March 2, 2021, 2:00pm-4:00pm, (via Zoom)
American Studies Working Group Article Workshop: Sophie Abramowitz

Sophie Abramowitz, currently an American Studies postdoctoral fellow at Brown, will discuss her December 2020 American Quarterly article, "'Trained and Taught This Song by Zora Hurston': Dramatic Ethnography and Zora Neale Hurston's The Great Day" (a pdf of the article is attached).  Sophie will offer a short presentation, play some clips, and talk about the piece's arguments and structure, her research process, and the structural constraints of doing this work as a graduate student (she received the Ph.D. two years ago).  Q&A to follow.  Please contact elott@gc.cuny.edu for Zoom link details.

April 22 2021, 5:00pm-6:30pm, (via Zoom)
American Studies Working Group Article Workshop: Irving J. Hunt (University of Illinois)
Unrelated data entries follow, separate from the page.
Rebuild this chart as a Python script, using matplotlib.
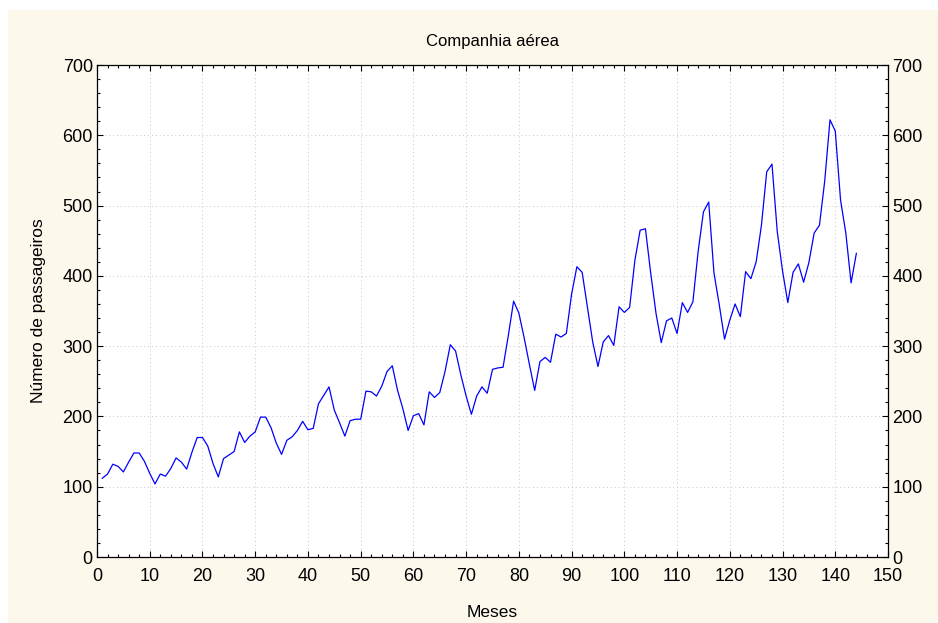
import numpy as np
import matplotlib.pyplot as plt
from matplotlib.ticker import MultipleLocator
from matplotlib.patches import Rectangle

plt.rcParams['font.family'] = ['Liberation Sans', 'DejaVu Sans']

# passageiros mensais (1949-1960)
passageiros = [
    112, 118, 132, 129, 121, 135, 148, 148, 136, 119, 104, 118,
    115, 126, 141, 135, 125, 149, 170, 170, 158, 133, 114, 140,
    145, 150, 178, 163, 172, 178, 199, 199, 184, 162, 146, 166,
    171, 180, 193, 181, 183, 218, 230, 242, 209, 191, 172, 194,
    196, 196, 236, 235, 229, 243, 264, 272, 237, 211, 180, 201,
    204, 188, 235, 227, 234, 264, 302, 293, 259, 229, 203, 229,
    242, 233, 267, 269, 270, 315, 364, 347, 312, 274, 237, 278,
    284, 277, 317, 313, 318, 374, 413, 405, 355, 306, 271, 306,
    315, 301, 356, 348, 355, 422, 465, 467, 404, 347, 305, 336,
    340, 318, 362, 348, 363, 435, 491, 505, 404, 359, 310, 337,
    360, 342, 406, 396, 420, 472, 548, 559, 463, 407, 362, 405,
    417, 391, 419, 461, 472, 535, 622, 606, 508, 461, 390, 432,
]
meses = np.arange(1, len(passageiros) + 1)

W, H = 938, 623
fig = plt.figure(figsize=(W / 100, H / 100), dpi=100)
fig.patch.set_facecolor('white')
fundo = Rectangle((8 / W, 0), 1 - 8 / W, 1 - 10 / H,
                  transform=fig.transFigure, facecolor='#fdf8ec',
                  edgecolor='none', zorder=-10)
fig.patches.append(fundo)

ax = fig.add_axes([97 / W, 1 - 557 / H, (888 - 97) / W, (557 - 65) / H])
ax.set_zorder(5)
ax.set_facecolor('white')
ax.plot(meses, passageiros, color='#0000ff', lw=0.9)

ax.set_xlim(0, 150)
ax.set_ylim(0, 700)
ax.xaxis.set_major_locator(MultipleLocator(10))
ax.xaxis.set_minor_locator(MultipleLocator(2))
ax.yaxis.set_major_locator(MultipleLocator(100))
ax.yaxis.set_minor_locator(MultipleLocator(20))
ax.tick_params(which='both', direction='in', top=True, right=True,
               labelright=True, labelsize=13, width=0.8)
ax.tick_params(which='major', length=4)
ax.tick_params(which='minor', length=2.5)
ax.tick_params(axis='x', which='major', pad=8)
ax.tick_params(axis='y', which='major', pad=3)
ax.grid(True, which='major', linestyle=(0, (1, 3)), color='#c8c8c8', lw=0.7)
for s in ax.spines.values():
    s.set_linewidth(0.9)

ax.set_title('Companhia aérea', fontsize=12, pad=14)
ax.set_xlabel('Meses', fontsize=12.5, labelpad=14)
ax.set_ylabel('Número de passageiros', fontsize=12.5, labelpad=12)

fig.savefig('out.png', dpi=100, facecolor=fig.get_facecolor())
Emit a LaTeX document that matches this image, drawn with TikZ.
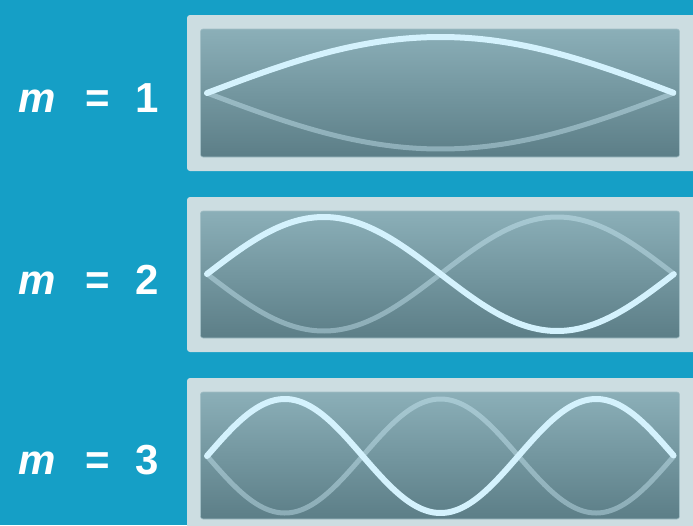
\documentclass[tikz,border=0pt]{standalone}
\usepackage{fontspec}
\setmainfont{Liberation Sans}
\definecolor{bgblue}{HTML}{159FC6}
\definecolor{framec}{HTML}{CCDDE1}
\definecolor{innertop}{HTML}{8BAFB8}
\definecolor{innerbot}{HTML}{5C7E87}
\definecolor{wavec}{HTML}{D4F2FD}
\tikzset{
  framebox/.style={fill=framec, rounded corners=3pt},
  innerbox/.style={top color=innertop, bottom color=innerbot, rounded corners=2.5pt, draw=innertop!80!white, line width=0.6pt},
  brightwave/.style={draw=wavec, line width=6pt, line cap=round, line join=round},
  faintwave/.style={draw=wavec, draw opacity=0.4, line width=5pt, line cap=round, line join=round},
  mlabel/.style={text=white, font=\fontsize{42}{50}\selectfont\bfseries, anchor=base west, inner sep=0pt}
}
\newcommand{\mtext}[1]{\textit{m}\hspace{30pt}=\hspace{25pt}#1}
\begin{document}
\begin{tikzpicture}[x=1pt, y=-1pt]
\fill[bgblue] (0,0) rectangle (693,525);
\useasboundingbox (0,0) rectangle (693,525);
% panel 1
\path[framebox] (187,15) rectangle (705,171);
\path[innerbox] (200.5,29) rectangle (679.5,157);
\draw[faintwave] plot[domain=0:1, samples=120] ({207+467*\x}, {93+56*sin(180*\x)});
\draw[brightwave] plot[domain=0:1, samples=120] ({207+467*\x}, {93-56*sin(180*\x)});
\node[mlabel] (m1) at (18,112) {\mtext{1}};
% panel 2
\path[framebox] (187,197) rectangle (705,352);
\path[innerbox] (200.5,211) rectangle (679.5,338);
\draw[faintwave] plot[domain=0:1, samples=160] ({207+467*\x}, {274+57*sin(360*\x)});
\draw[brightwave] plot[domain=0:1, samples=160] ({207+467*\x}, {274-57*sin(360*\x)});
\node[mlabel] (m2) at (18,294) {\mtext{2}};
% panel 3
\path[framebox] (187,378) rectangle (705,540);
\path[innerbox] (200.5,392) rectangle (679.5,519);
\draw[faintwave] plot[domain=0:1, samples=200] ({207+467*\x}, {456+57*sin(540*\x)});
\draw[brightwave] plot[domain=0:1, samples=200] ({207+467*\x}, {456-57*sin(540*\x)});
\node[mlabel] (m3) at (18,474) {\mtext{3}};
\end{tikzpicture}
\end{document}
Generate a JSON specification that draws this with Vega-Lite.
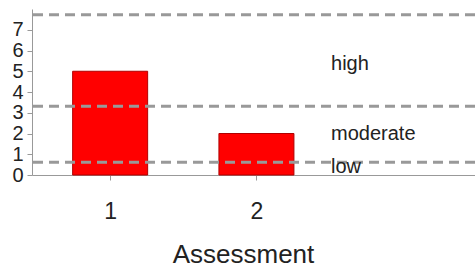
{
  "$schema": "https://vega.github.io/schema/vega-lite/v6.json",
  "width": 443,
  "height": 166,
  "autosize": "none",
  "padding": {"left": 32, "top": 9, "right": 0, "bottom": 92},
  "background": "white",
  "config": {
    "view": {"stroke": null},
    "font": "Liberation Sans",
    "axis": {"grid": false, "labelOverlap": false, "domainColor": "#999999", "tickColor": "#999999", "labelColor": "#222222", "titleColor": "#222222", "labelFont": "Liberation Sans", "titleFont": "Liberation Sans", "titleFontWeight": "normal"}
  },
  "datasets": {
    "bars": [
      {"assessment": 1, "value": 5},
      {"assessment": 2, "value": 2}
    ],
    "thresholds": [
      {"level": 7.72},
      {"level": 3.31},
      {"level": 0.62}
    ],
    "labels": [
      {"x": 2.51, "y": 5.07, "label": "high"},
      {"x": 2.51, "y": 1.67, "label": "moderate"},
      {"x": 2.51, "y": 0.1, "label": "low"}
    ]
  },
  "layer": [
    {
      "data": {"name": "bars"},
      "mark": {"type": "bar", "width": 75, "color": "#ff0000", "stroke": "#b00000", "strokeWidth": 1},
      "encoding": {
        "x": {"field": "assessment", "type": "quantitative", "scale": {"domain": [0.5, 3.46], "nice": false, "zero": false},
              "axis": {"values": [1, 2], "format": "d", "title": "Assessment", "labelFontSize": 23, "labelPadding": 20, "tickSize": 5, "titleFontSize": 26, "titleX": 211, "titleY": 87, "titleBaseline": "alphabetic", "labelFlush": false, "labelOverlap": false}},
        "y": {"field": "value", "type": "quantitative", "scale": {"domain": [0, 8], "nice": false},
              "axis": {"values": [0, 1, 2, 3, 4, 5, 6, 7], "format": "d", "title": null, "labelFontSize": 20, "labelPadding": 4, "tickSize": 5, "labelOverlap": false, "labelBaseline": "middle", "labelFlush": false, "labelBound": false}}
      }
    },
    {
      "data": {"name": "thresholds"},
      "mark": {"type": "rule", "color": "#999999", "strokeWidth": 3, "strokeDash": [10, 6]},
      "encoding": {"y": {"field": "level", "type": "quantitative",
              "axis": {"values": [0, 1, 2, 3, 4, 5, 6, 7], "format": "d", "title": null, "labelFontSize": 20, "labelPadding": 4, "tickSize": 5, "labelOverlap": false, "labelBaseline": "middle", "labelFlush": false, "labelBound": false}}}
    },
    {
      "data": {"name": "labels"},
      "mark": {"type": "text", "align": "left", "baseline": "alphabetic", "fontSize": 20, "color": "#222222"},
      "encoding": {
        "x": {"field": "x", "type": "quantitative",
              "axis": {"values": [1, 2], "format": "d", "title": "Assessment", "labelFontSize": 23, "labelPadding": 20, "tickSize": 5, "titleFontSize": 26, "titleX": 211, "titleY": 87, "titleBaseline": "alphabetic", "labelFlush": false, "labelOverlap": false}},
        "y": {"field": "y", "type": "quantitative",
              "axis": {"values": [0, 1, 2, 3, 4, 5, 6, 7], "format": "d", "title": null, "labelFontSize": 20, "labelPadding": 4, "tickSize": 5, "labelOverlap": false, "labelBaseline": "middle", "labelFlush": false, "labelBound": false}},
        "text": {"field": "label"}
      }
    }
  ]
}
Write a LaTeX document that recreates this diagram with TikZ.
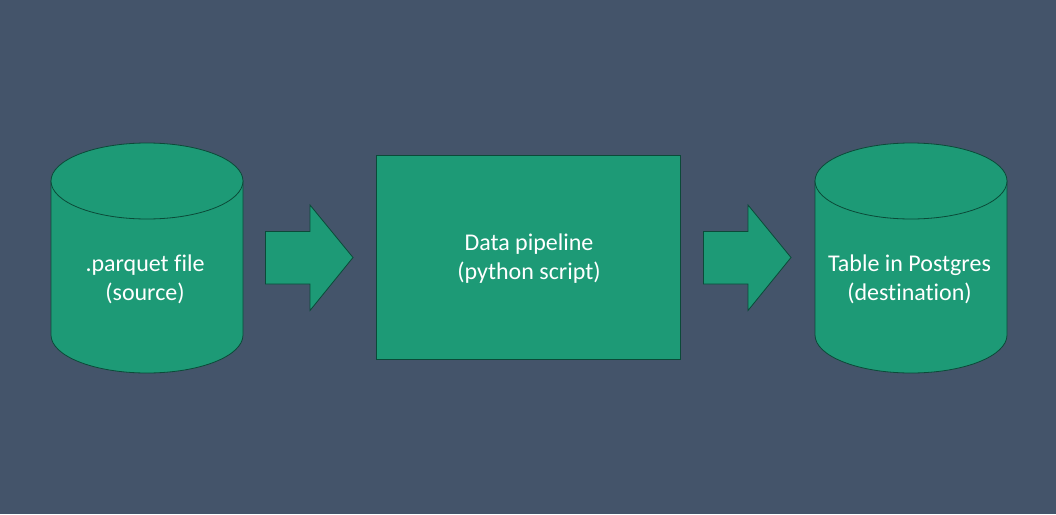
\documentclass[tikz,border=0pt]{standalone}
\usepackage{fontspec}
\setmainfont[Ligatures=CommonOff]{Carlito}
\definecolor{bgc}{HTML}{44546A}
\definecolor{fillc}{HTML}{1D9A76}
\definecolor{linec}{HTML}{0B4A38}
\tikzset{
  x=1pt,y=-1pt,
  shapeline/.style={draw=linec,fill=fillc,line width=0.8pt,line join=miter},
  lbl/.style={text=white,font=\fontsize{24}{29}\selectfont,align=center,inner sep=0pt},
}
\begin{document}
\begin{tikzpicture}
\useasboundingbox (0,0) rectangle (1056,514);
\fill[bgc] (0,0) rectangle (1056,514);
\path[shapeline] (51,181) -- (51,335) .. controls (51,356) and (94,373) .. (147,373) .. controls (200,373) and (243,356) .. (243,335) -- (243,181) -- cycle;
\path[shapeline] (147,181) ellipse[x radius=96,y radius=38];
\path[shapeline] (815,181) -- (815,335) .. controls (815,356) and (858,373) .. (911,373) .. controls (964,373) and (1007,356) .. (1007,335) -- (1007,181) -- cycle;
\path[shapeline] (911,181) ellipse[x radius=96,y radius=38];
\node[shapeline,minimum width=304pt,minimum height=204pt,inner sep=0pt,outer sep=0pt] (pipe) at (528.5,257.5) {};
\path[shapeline] (265.5,231.5) -- (310,231.5) -- (310,205) -- (353,257.5) -- (310,310.5) -- (310,284) -- (265.5,284) -- cycle;
\path[shapeline] (703.5,231.5) -- (748,231.5) -- (748,205) -- (791,257.5) -- (748,310.5) -- (748,284) -- (703.5,284) -- cycle;
\node[lbl] (src) at (145,279) {.parquet file\\(source)};
\node[lbl] (mid) at (529,259) {Data pipeline\\(python script)};
\node[lbl] (dst) at (909.5,279) {Table in Postgres\\(destination)};
\end{tikzpicture}
\end{document}
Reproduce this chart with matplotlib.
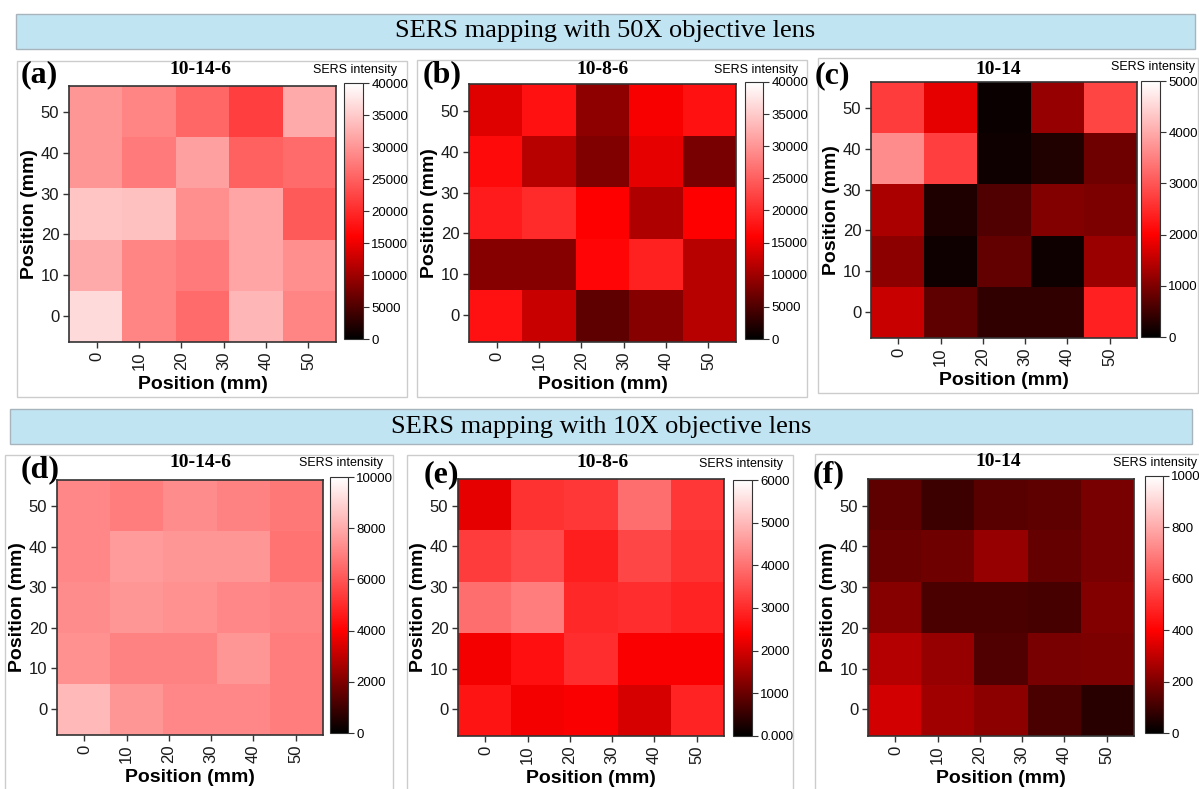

Our next spring Working Group article workshop will be Thursday, April 22, 5-6:30 p.m.  Our guest will be Irvin J. Hunt, currently Assistant Professor of English at the University of Illinois, who will join us to discuss his ​December 2020 American Quarterly article, "Planned Failure: George Schuyler, Ella Baker, and the Young Negroes' Cooperative League."  The article and the very brief organizing program the article discusses are attached.  Irvin's essay is very compelling in both rhetorical style and political reach; Schuyler the increasingly conservative satirist is here seen in a different political guise, and the early activities of civil rights stalwart Baker receive rare attention.  As with our excellent Sophie Abramowitz event last month, Irvin will offer a short presentation addressing the article's arguments and structure, his research process, and his editorial experience with AQ.  Then we'll converse as a group.